Sunday, February 19, 2017

Forget Mensez, Here's Period Pocket!

If you have not seen this innovative new product, Mensez**, let me introduce you to it.

Dr Daniel Dopps, Kansas Chiropractor, is marketing a new way to control the ickiness of menstruation... literally gluing the labia shut so your period doesn't leak out. Genius, right!?

According to his Facebook page (which sadly has been taken down already, but this link works), women are idiots for not thinking of this before.

It's such an easy concept, you just apply this "Lip-stick" (get it, it sticks your "lips" together) comprised of amino acids and stuff and then it holds in all your oozing blood flow until you have to pee. Then, some magical formulation of glue that doesn't react to the moisture in blood lets go with the power of pee, and all the blood rushes out where he claims you never even have to look at it or touch it, which seems a pretty amazing claim, since he also says you need to clean up "down there" and apply more of this glue and then hold your labia together, presumably, until it dries enough to stick your junk together.

While this seems like a great idea, I think my idea, Period Pocket, will get the job done in a much easier and quicker way! With just a few pieces and a little glue, you can use your labia to capture all your blood without having to reapply any pesky glue.
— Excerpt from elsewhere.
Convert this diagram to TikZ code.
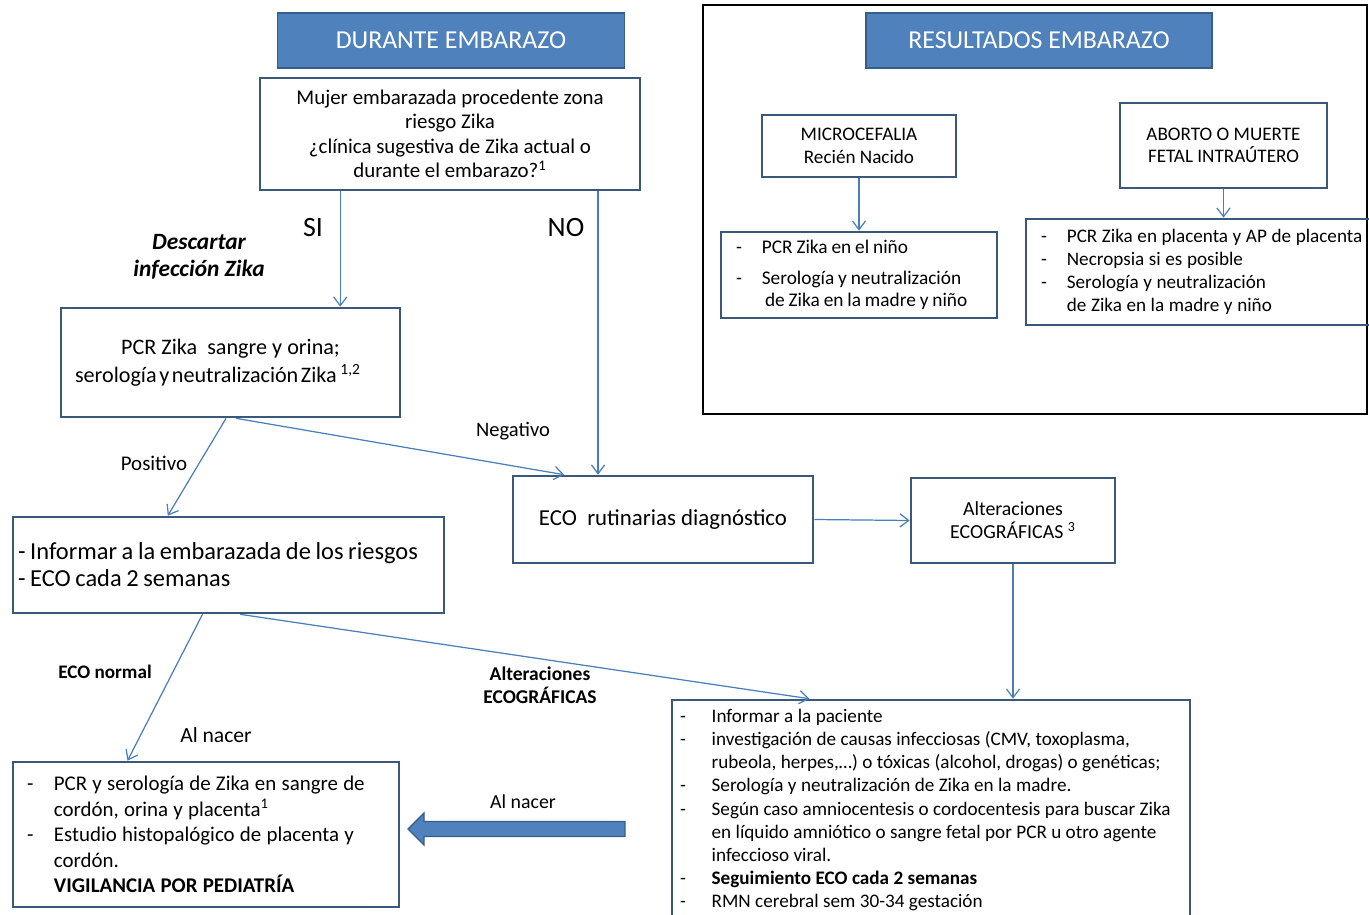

Allow me to illustrate!

The metal structure to the pocket is magnetic so you don't have to worry about movement making the pockets come unsnapped.

And, Period Pocket doesn't only have to be used during your period. You can also use it to store spare change or small snacks at other times of the month. Also helps with incontinence and overactive bladder*.

Of course, if you can't afford the low low price of $19.99 each month, you can always improvise with a plastic Zip-lock bag and some Krazy Glue. Just cut off the bottom of the bag, glue the opening to your vulva, and then yellow and blue makes green!

*may not actually help with incontinence or overactive bladder. It is really just a deconstructed coin purse.

** This is a real product, with a real patent. Or moreso, it is being marketed as a real product though it hasn't actually been formulated or tested yet because it is one of the most ridiculous ideas ever conceived. Honestly, gluing your labia together...


  1. It could work (dot dot dot) if a glue that has urine as it's solvent is discovered. Which, if we had, I think we would know.

  2. And if one had the labial configuration in which their labia completely enshrined their inner vulva (which mine certainly doesn't), and if it was strong enough not to open when coughing or dancing or riding a bike/horse, and it didn't hurt terribly by pulling the labia back and forth, or if it didn't cause an infection from menstrual fluid hanging out by the urethra, or the grossness of having to fill this pocket of blood with pee too, to get it to dissolve, that might wash back into the vagina if it isn't instant solvency and how quickly does it dissolve, and also, sweat contains many of the same chemicals as urine and having to pee on your vulva repeatedly, is it going to adhere correctly?
    With all that solved, it might work for some menstruators somewhere, possibly.

    (Please don't take this as an attack on your opinion, I have just thought about this a lot, having read the patent and all the comments on the idea for the post.)